I was also admonished by the other prof in the aforementioned course for penalizing students for not showing the calculations they did to get their answers because it wasn't a *math* course. Maybe I should have given the marks to the calculators they used as they actually did the work.
I could go on, but I think you get the picture. My teaching experiences were the epitome of what Mark Twain said about truth being stranger than fiction. Fiction, he said, has to make sense, after all, and I couldn't make up what I described even if I tried.
I quit teaching at a time and in a matter of my own choosing.
I got tired of having to deal with work-shy dullards and spoiled brats who thought that since they paid their tuition, they deserved to graduate, regardless of whatever rubbish they handed in.

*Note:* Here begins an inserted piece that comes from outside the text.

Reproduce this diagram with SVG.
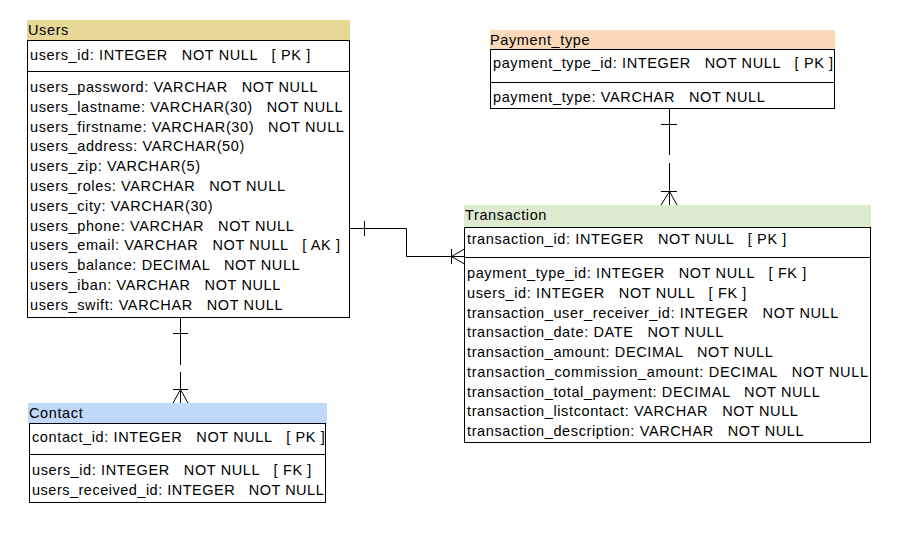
<svg xmlns="http://www.w3.org/2000/svg" width="898" height="551" viewBox="0 0 898 551" xml:space="preserve">
<style>
text{font-family:"Liberation Sans",Arial,sans-serif;font-size:14.5px;letter-spacing:0.62px;fill:#000;white-space:pre}
.box{fill:#fff;stroke:#000;stroke-width:1}
.sep{stroke:#000;stroke-width:1}
.conn{fill:none;stroke:#000;stroke-width:1}
</style>
<rect width="898" height="551" fill="#fff"/>
<g id="users">
<rect x="27" y="20" width="323" height="20" fill="#E8D898"/>
<text x="28" y="35">Users</text>
<rect class="box" x="27.5" y="40.5" width="322" height="277"/>
<line class="sep" x1="27.5" y1="71.5" x2="349.5" y2="71.5"/>
<text x="30" y="60">users_id: INTEGER   NOT NULL   [ PK ]</text>
<text x="30" y="92">users_password: VARCHAR   NOT NULL</text>
<text x="30" y="111.8">users_lastname: VARCHAR(30)   NOT NULL</text>
<text x="30" y="131.6">users_firstname: VARCHAR(30)   NOT NULL</text>
<text x="30" y="151.4">users_address: VARCHAR(50)</text>
<text x="30" y="171.2">users_zip: VARCHAR(5)</text>
<text x="30" y="191">users_roles: VARCHAR   NOT NULL</text>
<text x="30" y="210.8">users_city: VARCHAR(30)</text>
<text x="30" y="230.6">users_phone: VARCHAR   NOT NULL</text>
<text x="30" y="250.4">users_email: VARCHAR   NOT NULL   [ AK ]</text>
<text x="30" y="270.2">users_balance: DECIMAL   NOT NULL</text>
<text x="30" y="290">users_iban: VARCHAR   NOT NULL</text>
<text x="30" y="309.8">users_swift: VARCHAR   NOT NULL</text>
</g>
<g id="payment_type">
<rect x="490" y="30" width="345" height="19" fill="#FAD8B8"/>
<text x="490" y="45">Payment_type</text>
<rect class="box" x="490.5" y="49.5" width="344" height="59"/>
<line class="sep" x1="490.5" y1="82.5" x2="834.5" y2="82.5"/>
<text x="493" y="68">payment_type_id: INTEGER   NOT NULL   [ PK ]</text>
<text x="493" y="102">payment_type: VARCHAR   NOT NULL</text>
</g>
<g id="transaction">
<rect x="464" y="205" width="407" height="22" fill="#DEEAD0"/>
<text x="465" y="220">Transaction</text>
<rect class="box" x="464.5" y="227.5" width="406" height="215"/>
<line class="sep" x1="464.5" y1="257.5" x2="870.5" y2="257.5"/>
<text x="467" y="244">transaction_id: INTEGER   NOT NULL   [ PK ]</text>
<text x="467" y="278">payment_type_id: INTEGER   NOT NULL   [ FK ]</text>
<text x="467" y="297.75">users_id: INTEGER   NOT NULL   [ FK ]</text>
<text x="467" y="317.5">transaction_user_receiver_id: INTEGER   NOT NULL</text>
<text x="467" y="337.25">transaction_date: DATE   NOT NULL</text>
<text x="467" y="357">transaction_amount: DECIMAL   NOT NULL</text>
<text x="467" y="376.75" style="letter-spacing:0.7px">transaction_commission_amount: DECIMAL   NOT NULL</text>
<text x="467" y="396.5">transaction_total_payment: DECIMAL   NOT NULL</text>
<text x="467" y="416.25">transaction_listcontact: VARCHAR   NOT NULL</text>
<text x="467" y="436">transaction_description: VARCHAR   NOT NULL</text>
</g>
<g id="contact">
<rect x="28" y="403" width="299" height="20" fill="#C0D8FA"/>
<text x="29" y="418">Contact</text>
<rect class="box" x="29.5" y="423.5" width="296" height="79"/>
<line class="sep" x1="29.5" y1="454.5" x2="325.5" y2="454.5"/>
<text x="32" y="442">contact_id: INTEGER   NOT NULL   [ PK ]</text>
<text x="32" y="475">users_id: INTEGER   NOT NULL   [ FK ]</text>
<text x="32" y="495" style="letter-spacing:0.5px">users_received_id: INTEGER   NOT NULL</text>
</g>
<g id="connectors">
<path class="conn" d="M349.5 228.5 H406.5 V256.5 H464.5"/>
<line class="conn" x1="364.5" y1="221" x2="364.5" y2="236"/>
<line class="conn" x1="451.5" y1="249" x2="451.5" y2="264"/>
<path class="conn" d="M464.5 249 L451.5 256.5 L464.5 264"/>
<path class="conn" d="M669.5 108.5 V155 M669.5 163 V205"/>
<line class="conn" x1="661" y1="124.5" x2="677" y2="124.5"/>
<line class="conn" x1="661" y1="191.5" x2="677" y2="191.5"/>
<path class="conn" d="M661 205 L669.5 191.5 L677 205"/>
<path class="conn" d="M180.5 317.5 V365 M180.5 372 V403"/>
<line class="conn" x1="173" y1="333.5" x2="188" y2="333.5"/>
<line class="conn" x1="173" y1="389.5" x2="188" y2="389.5"/>
<path class="conn" d="M173 403 L180.5 389.5 L188 403"/>
</g>
</svg>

I got fed up with butting heads with administrators who thought that standards of any kind were elitist and that I should put all of my energies into student "success" by passing as many as possible, even if they were lazy and completely lacking in talent.
I didn't want to keep being pressured to sell out and become a corporate academic sheep by lowering the standards required by the discipline I was teaching in.
I couldn't stand working in an environment where the students could do no wrong, every allegation against me was assumed to be true, and I had all the responsibility but no authority.
I wanted to stop going home each day feeling like I had gone through several hours of hand-to-hand combat, questioning at the end what I actually accomplished and what the point of it all was.
I'd had enough of a place that pretended to pay me well, the students pretended that they learned, and I had to pretend that I was actually teaching.
Don't even get me started on all the edu-babble and biz-speak that I had to endure.....
I regret losing a steady paycheck, but each time I recall what I endured as an instructor in order to earn it, I'm glad I'm not doing it any more. Had I stayed where I was, I would probably have left within a year or two on medical grounds, either in need of extensive psychiatric care or because of eventual alcoholism. (I used to make a joke: "Do you have a drinking problem, Mr. XXXXX?" "No." "How soon can you acquire one?")
I resigned several years ago and haven't taught since. It took about two years for all the stress that had built up from my teaching to finally dissipate. Maybe it's good I never became a professor after I finished my Ph. D., after all.
So much for the idea that an educator has a soft job.